» **Data provided**
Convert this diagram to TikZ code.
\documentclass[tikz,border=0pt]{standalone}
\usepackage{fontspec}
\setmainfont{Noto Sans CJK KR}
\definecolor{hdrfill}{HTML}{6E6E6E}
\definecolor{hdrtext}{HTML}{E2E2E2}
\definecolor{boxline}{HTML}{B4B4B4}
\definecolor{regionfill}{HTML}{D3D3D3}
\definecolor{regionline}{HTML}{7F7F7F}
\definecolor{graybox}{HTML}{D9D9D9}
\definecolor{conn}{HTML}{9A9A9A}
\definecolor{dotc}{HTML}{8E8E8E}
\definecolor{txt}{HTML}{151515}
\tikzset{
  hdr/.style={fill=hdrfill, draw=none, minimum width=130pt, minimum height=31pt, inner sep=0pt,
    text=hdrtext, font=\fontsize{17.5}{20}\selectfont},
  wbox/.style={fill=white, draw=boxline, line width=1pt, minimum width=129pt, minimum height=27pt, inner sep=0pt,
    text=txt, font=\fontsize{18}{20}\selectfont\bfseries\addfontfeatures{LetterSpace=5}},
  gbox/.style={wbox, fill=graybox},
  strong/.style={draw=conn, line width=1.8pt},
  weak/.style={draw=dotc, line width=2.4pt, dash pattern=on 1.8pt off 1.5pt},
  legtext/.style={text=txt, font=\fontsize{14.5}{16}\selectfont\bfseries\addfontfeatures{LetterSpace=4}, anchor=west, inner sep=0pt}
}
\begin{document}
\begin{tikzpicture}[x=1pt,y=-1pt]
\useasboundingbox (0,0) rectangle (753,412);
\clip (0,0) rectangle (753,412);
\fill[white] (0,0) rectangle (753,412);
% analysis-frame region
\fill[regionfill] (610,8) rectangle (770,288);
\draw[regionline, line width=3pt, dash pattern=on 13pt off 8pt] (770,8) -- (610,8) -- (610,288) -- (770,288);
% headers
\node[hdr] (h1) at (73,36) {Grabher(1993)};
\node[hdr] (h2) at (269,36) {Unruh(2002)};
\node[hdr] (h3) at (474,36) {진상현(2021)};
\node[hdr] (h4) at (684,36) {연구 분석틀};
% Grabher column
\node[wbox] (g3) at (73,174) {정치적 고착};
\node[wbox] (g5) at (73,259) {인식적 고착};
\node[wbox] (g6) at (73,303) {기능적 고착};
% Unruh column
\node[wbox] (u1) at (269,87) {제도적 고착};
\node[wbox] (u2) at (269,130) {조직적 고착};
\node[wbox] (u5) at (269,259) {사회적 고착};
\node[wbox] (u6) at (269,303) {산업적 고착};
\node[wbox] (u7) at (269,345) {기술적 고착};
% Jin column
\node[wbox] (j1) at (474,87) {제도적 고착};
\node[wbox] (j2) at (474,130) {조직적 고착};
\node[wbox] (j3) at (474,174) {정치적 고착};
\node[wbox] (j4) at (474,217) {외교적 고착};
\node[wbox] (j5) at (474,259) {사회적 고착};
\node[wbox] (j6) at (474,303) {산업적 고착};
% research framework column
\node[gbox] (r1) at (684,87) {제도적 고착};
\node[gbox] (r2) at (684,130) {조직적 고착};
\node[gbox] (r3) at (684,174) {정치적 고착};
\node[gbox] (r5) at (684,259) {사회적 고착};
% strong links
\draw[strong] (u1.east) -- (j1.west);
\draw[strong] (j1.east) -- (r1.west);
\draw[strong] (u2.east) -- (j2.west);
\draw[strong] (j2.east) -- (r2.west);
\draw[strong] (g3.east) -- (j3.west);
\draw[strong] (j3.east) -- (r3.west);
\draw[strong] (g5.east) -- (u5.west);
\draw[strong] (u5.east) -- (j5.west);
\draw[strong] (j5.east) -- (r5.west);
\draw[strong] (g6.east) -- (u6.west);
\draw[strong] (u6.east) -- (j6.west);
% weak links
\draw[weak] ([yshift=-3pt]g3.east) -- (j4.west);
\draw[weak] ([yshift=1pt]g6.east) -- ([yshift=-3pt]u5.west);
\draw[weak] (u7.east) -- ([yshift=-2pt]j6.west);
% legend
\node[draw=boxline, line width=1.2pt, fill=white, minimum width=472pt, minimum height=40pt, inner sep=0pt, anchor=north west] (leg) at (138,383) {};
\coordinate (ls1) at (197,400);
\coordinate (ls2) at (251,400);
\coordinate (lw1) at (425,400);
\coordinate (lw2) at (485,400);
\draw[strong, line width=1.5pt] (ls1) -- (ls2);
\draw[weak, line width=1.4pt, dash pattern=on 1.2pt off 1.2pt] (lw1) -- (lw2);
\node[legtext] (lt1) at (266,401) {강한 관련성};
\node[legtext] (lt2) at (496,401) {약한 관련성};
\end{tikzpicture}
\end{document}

» **Description of the task**
Reproduce the listing shown above in its entirety, exactly.

» **Exercise solution**
Convert this diagram to TikZ code.
\documentclass[tikz,border=0pt]{standalone}
\usepackage{fontspec}
\setmainfont{Noto Sans CJK KR}
\definecolor{hdrfill}{HTML}{6E6E6E}
\definecolor{hdrtext}{HTML}{E2E2E2}
\definecolor{boxline}{HTML}{B4B4B4}
\definecolor{regionfill}{HTML}{D3D3D3}
\definecolor{regionline}{HTML}{7F7F7F}
\definecolor{graybox}{HTML}{D9D9D9}
\definecolor{conn}{HTML}{9A9A9A}
\definecolor{dotc}{HTML}{8E8E8E}
\definecolor{txt}{HTML}{151515}
\tikzset{
  hdr/.style={fill=hdrfill, draw=none, minimum width=130pt, minimum height=31pt, inner sep=0pt,
    text=hdrtext, font=\fontsize{17.5}{20}\selectfont},
  wbox/.style={fill=white, draw=boxline, line width=1pt, minimum width=129pt, minimum height=27pt, inner sep=0pt,
    text=txt, font=\fontsize{18}{20}\selectfont\bfseries\addfontfeatures{LetterSpace=5}},
  gbox/.style={wbox, fill=graybox},
  strong/.style={draw=conn, line width=1.8pt},
  weak/.style={draw=dotc, line width=2.4pt, dash pattern=on 1.8pt off 1.5pt},
  legtext/.style={text=txt, font=\fontsize{14.5}{16}\selectfont\bfseries\addfontfeatures{LetterSpace=4}, anchor=west, inner sep=0pt}
}
\begin{document}
\begin{tikzpicture}[x=1pt,y=-1pt]
\useasboundingbox (0,0) rectangle (753,412);
\clip (0,0) rectangle (753,412);
\fill[white] (0,0) rectangle (753,412);
% analysis-frame region
\fill[regionfill] (610,8) rectangle (770,288);
\draw[regionline, line width=3pt, dash pattern=on 13pt off 8pt] (770,8) -- (610,8) -- (610,288) -- (770,288);
% headers
\node[hdr] (h1) at (73,36) {Grabher(1993)};
\node[hdr] (h2) at (269,36) {Unruh(2002)};
\node[hdr] (h3) at (474,36) {진상현(2021)};
\node[hdr] (h4) at (684,36) {연구 분석틀};
% Grabher column
\node[wbox] (g3) at (73,174) {정치적 고착};
\node[wbox] (g5) at (73,259) {인식적 고착};
\node[wbox] (g6) at (73,303) {기능적 고착};
% Unruh column
\node[wbox] (u1) at (269,87) {제도적 고착};
\node[wbox] (u2) at (269,130) {조직적 고착};
\node[wbox] (u5) at (269,259) {사회적 고착};
\node[wbox] (u6) at (269,303) {산업적 고착};
\node[wbox] (u7) at (269,345) {기술적 고착};
% Jin column
\node[wbox] (j1) at (474,87) {제도적 고착};
\node[wbox] (j2) at (474,130) {조직적 고착};
\node[wbox] (j3) at (474,174) {정치적 고착};
\node[wbox] (j4) at (474,217) {외교적 고착};
\node[wbox] (j5) at (474,259) {사회적 고착};
\node[wbox] (j6) at (474,303) {산업적 고착};
% research framework column
\node[gbox] (r1) at (684,87) {제도적 고착};
\node[gbox] (r2) at (684,130) {조직적 고착};
\node[gbox] (r3) at (684,174) {정치적 고착};
\node[gbox] (r5) at (684,259) {사회적 고착};
% strong links
\draw[strong] (u1.east) -- (j1.west);
\draw[strong] (j1.east) -- (r1.west);
\draw[strong] (u2.east) -- (j2.west);
\draw[strong] (j2.east) -- (r2.west);
\draw[strong] (g3.east) -- (j3.west);
\draw[strong] (j3.east) -- (r3.west);
\draw[strong] (g5.east) -- (u5.west);
\draw[strong] (u5.east) -- (j5.west);
\draw[strong] (j5.east) -- (r5.west);
\draw[strong] (g6.east) -- (u6.west);
\draw[strong] (u6.east) -- (j6.west);
% weak links
\draw[weak] ([yshift=-3pt]g3.east) -- (j4.west);
\draw[weak] ([yshift=1pt]g6.east) -- ([yshift=-3pt]u5.west);
\draw[weak] (u7.east) -- ([yshift=-2pt]j6.west);
% legend
\node[draw=boxline, line width=1.2pt, fill=white, minimum width=472pt, minimum height=40pt, inner sep=0pt, anchor=north west] (leg) at (138,383) {};
\coordinate (ls1) at (197,400);
\coordinate (ls2) at (251,400);
\coordinate (lw1) at (425,400);
\coordinate (lw2) at (485,400);
\draw[strong, line width=1.5pt] (ls1) -- (ls2);
\draw[weak, line width=1.4pt, dash pattern=on 1.2pt off 1.2pt] (lw1) -- (lw2);
\node[legtext] (lt1) at (266,401) {강한 관련성};
\node[legtext] (lt2) at (496,401) {약한 관련성};
\end{tikzpicture}
\end{document}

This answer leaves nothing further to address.